**Provided records:**
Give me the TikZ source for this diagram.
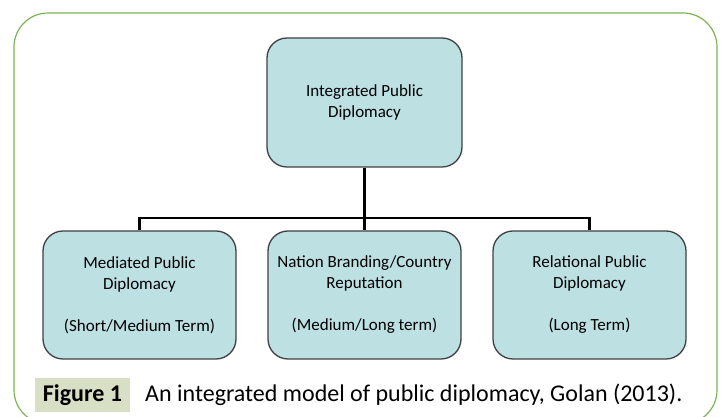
\documentclass[tikz,border=0pt]{standalone}
\usepackage{fontspec}
\setmainfont{Carlito}
\usetikzlibrary{positioning}
\definecolor{boxfill}{HTML}{BDE0E3}
\definecolor{boxline}{HTML}{404040}
\definecolor{framegreen}{HTML}{7CB358}
\definecolor{capfill}{HTML}{D7DFC4}

\begin{document}
\begin{tikzpicture}[x=1pt,y=1pt,node distance=225pt,
	line width=2.2pt]
	\tikzstyle{block}=[draw=boxline,fill=boxfill,line width=1.3pt,rounded corners=20pt,
	  minimum width=193pt,minimum height=128pt,align=center,
	  font=\fontsize{17}{21}\selectfont]
	\useasboundingbox (0,0) rectangle (721,417);
	\draw[framegreen,line width=1.2pt,rounded corners=34pt] (14,-7) rectangle (717,404);

	\node[block,minimum width=195pt,minimum height=129pt] (top) at (364.5,314.5) {Integrated Public\\Diplomacy};
	\node[block]                (nat) [below of=top,node distance=192.5pt] {Nation Branding/Country\\Reputation\\[21pt](Medium/Long term)};
	\node[block]                (med) [left of=nat]  {Mediated Public\\Diplomacy\\[21pt](Short/Medium Term)};
	\node[block]                (rel) [right of=nat] {Relational Public\\Diplomacy\\[21pt](Long Term)};

	\draw (top.south) -- ++(0,-50) -| (med.north);
	\draw (top.south) -- ++(0,-50) -| (rel.north);
	\draw (top.south) -- (nat.north);

	\node[fill=capfill,inner sep=0pt,minimum width=95pt,minimum height=34pt,
	  font=\bfseries\fontsize{24}{28}\selectfont] (fig) at (82.5,22) {Figure 1};
	\node[inner sep=0pt,font=\fontsize{24}{28}\selectfont] (cap) [right=13pt of fig] {An integrated model of public diplomacy, Golan (2013).};
\end{tikzpicture}
\end{document}
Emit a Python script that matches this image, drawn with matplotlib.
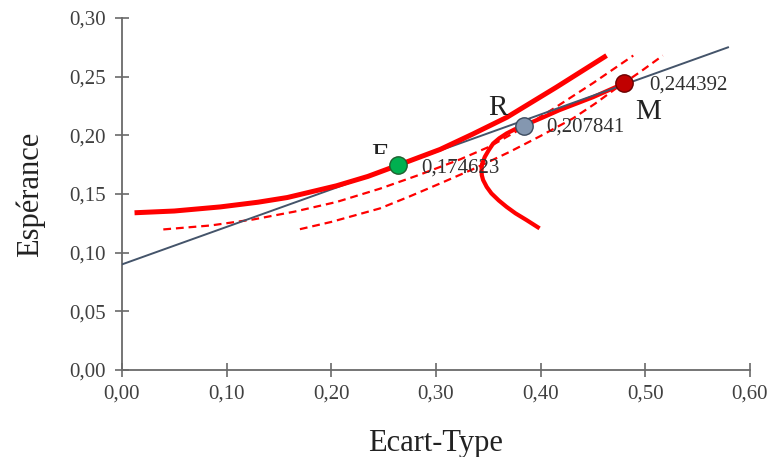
import matplotlib
matplotlib.use("Agg")
import matplotlib.pyplot as plt
from matplotlib.ticker import FuncFormatter, MultipleLocator
from matplotlib.transforms import Bbox, TransformedBbox

# efficient frontier (thick red, upper curve)
front_x = [0.012, 0.05, 0.094, 0.13, 0.158, 0.205, 0.235, 0.264, 0.304, 0.335, 0.368, 0.415, 0.463]
front_y = [0.134, 0.1355, 0.139, 0.143, 0.147, 0.157, 0.165, 0.1746, 0.188, 0.201, 0.2155, 0.241, 0.268]

# second frontier (thick red, hyperbola ending at M)
hyp_x = [0.399, 0.3865, 0.376, 0.3675, 0.36, 0.353, 0.3485, 0.345, 0.3438, 0.3435, 0.344,
         0.3467, 0.3505, 0.3546, 0.3605, 0.3675, 0.375, 0.383, 0.40, 0.418, 0.45, 0.48]
hyp_y = [0.1207, 0.1278, 0.1335, 0.139, 0.1445, 0.1505, 0.156, 0.162, 0.166, 0.170, 0.1755,
         0.1817, 0.1875, 0.193, 0.1975, 0.2016, 0.205, 0.208, 0.2144, 0.2215, 0.2325, 0.2444]

# dashed curves
dash1_x = [0.0395, 0.085, 0.1254, 0.165, 0.205, 0.2464, 0.2846, 0.323, 0.3515, 0.385, 0.415, 0.45, 0.4885]
dash1_y = [0.1198, 0.1232, 0.1283, 0.135, 0.1432, 0.1545, 0.1665, 0.1795, 0.1905, 0.2075, 0.2243, 0.2445, 0.268]
dash2_x = [0.170, 0.20, 0.2464, 0.275, 0.304, 0.3375, 0.3706, 0.40, 0.431, 0.452, 0.472, 0.495, 0.5167]
dash2_y = [0.120, 0.1262, 0.1377, 0.148, 0.159, 0.172, 0.186, 0.1995, 0.2145, 0.227, 0.240, 0.254, 0.268]

# capital market line
cml_x = [0.0, 0.579]
cml_y = [0.090, 0.275]

# portfolios
pt_names = ["E", "R", "M"]
pt_x = [0.264, 0.384, 0.480]
pt_y = [0.174623, 0.207841, 0.244392]
pt_labels = ["0,174623", "0,207841", "0,244392"]
pt_colors = ["#00B050", "#8497B0", "#C00000"]
pt_edges = ["#1f5f2f", "#3b4a5e", "#6b0000"]

serif = "Liberation Serif"
grey_txt = "#404040"

fig = plt.figure(figsize=(7.7, 4.57), dpi=100)
ax = fig.add_axes([0.1584, 0.1904, 0.8156, 0.7702])

ax.plot(hyp_x, hyp_y, color="#FF0000", lw=3.0, solid_capstyle="butt",
        solid_joinstyle="round", zorder=2)
ax.plot(dash1_x, dash1_y, color="#FF0000", lw=1.6, ls=(0, (3.5, 2.2)), zorder=2)
ax.plot(dash2_x, dash2_y, color="#FF0000", lw=1.6, ls=(0, (3.5, 2.2)), zorder=2)
ax.plot(cml_x, cml_y, color="#44546A", lw=1.4, zorder=3)
ax.plot(front_x, front_y, color="#FF0000", lw=3.6, solid_capstyle="butt",
        solid_joinstyle="round", zorder=4)

for x, y, c, ec in zip(pt_x, pt_y, pt_colors, pt_edges):
    ax.plot(x, y, "o", ms=12.5, mfc=c, mec=ec, mew=1.0, zorder=5)

# value labels
val_pos = [(0.286, 0.172), (0.4055, 0.2073), (0.504, 0.2428)]
for (x, y), lab in zip(val_pos, pt_labels):
    ax.text(x, y, lab, fontsize=15, family=serif, color="#303030",
            ha="left", va="center", zorder=6)

# letter labels
name_pos = [(0.2464, 0.182), (0.359, 0.2236), (0.503, 0.2202)]
for (x, y), name in zip(name_pos, pt_names):
    t = ax.text(x, y, name, fontsize=21, family=serif, color="#222222",
                ha="center", va="center", zorder=6)
    if name == "E":
        # only the top of the E shows in the original
        t.set_clip_box(TransformedBbox(Bbox([[0.2, 0.184], [0.3, 0.3]]), ax.transData))
        t.set_clip_on(True)

ax.set_xlim(0, 0.6)
ax.set_ylim(0, 0.30)
ax.xaxis.set_major_locator(MultipleLocator(0.1))
ax.yaxis.set_major_locator(MultipleLocator(0.05))
fmt = FuncFormatter(lambda v, p: f"{v:.2f}".replace(".", ","))
ax.xaxis.set_major_formatter(fmt)
ax.yaxis.set_major_formatter(fmt)

for s in ["top", "right"]:
    ax.spines[s].set_visible(False)
for s in ["left", "bottom"]:
    ax.spines[s].set_color("#6a6a6a")
    ax.spines[s].set_linewidth(1.3)
    ax.spines[s].set_clip_on(False)

ax.tick_params(axis="both", direction="inout", length=9.4, width=1.2,
               color="#6a6a6a", labelcolor=grey_txt, labelsize=15)
ax.tick_params(axis="x", pad=6)
ax.tick_params(axis="y", pad=7)
for lab in ax.get_xticklabels() + ax.get_yticklabels():
    lab.set_family(serif)

ax.set_xlabel("Ecart-Type", fontsize=22, family=serif, color="#222222", labelpad=18)
ax.set_ylabel("Espérance", fontsize=22, family=serif, color="#222222", labelpad=17)

fig.savefig("out.png", dpi=100)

**Problem statement:** The first line to give again is the one with "Emit a Python", and the last is the one with "0.2155, 0.241, 0.268]". Repeat them and everything between exactly, minus the pictures.

**Exercise result:**
Emit a Python script that matches this image, drawn with matplotlib.
import matplotlib
matplotlib.use("Agg")
import matplotlib.pyplot as plt
from matplotlib.ticker import FuncFormatter, MultipleLocator
from matplotlib.transforms import Bbox, TransformedBbox

# efficient frontier (thick red, upper curve)
front_x = [0.012, 0.05, 0.094, 0.13, 0.158, 0.205, 0.235, 0.264, 0.304, 0.335, 0.368, 0.415, 0.463]
front_y = [0.134, 0.1355, 0.139, 0.143, 0.147, 0.157, 0.165, 0.1746, 0.188, 0.201, 0.2155, 0.241, 0.268]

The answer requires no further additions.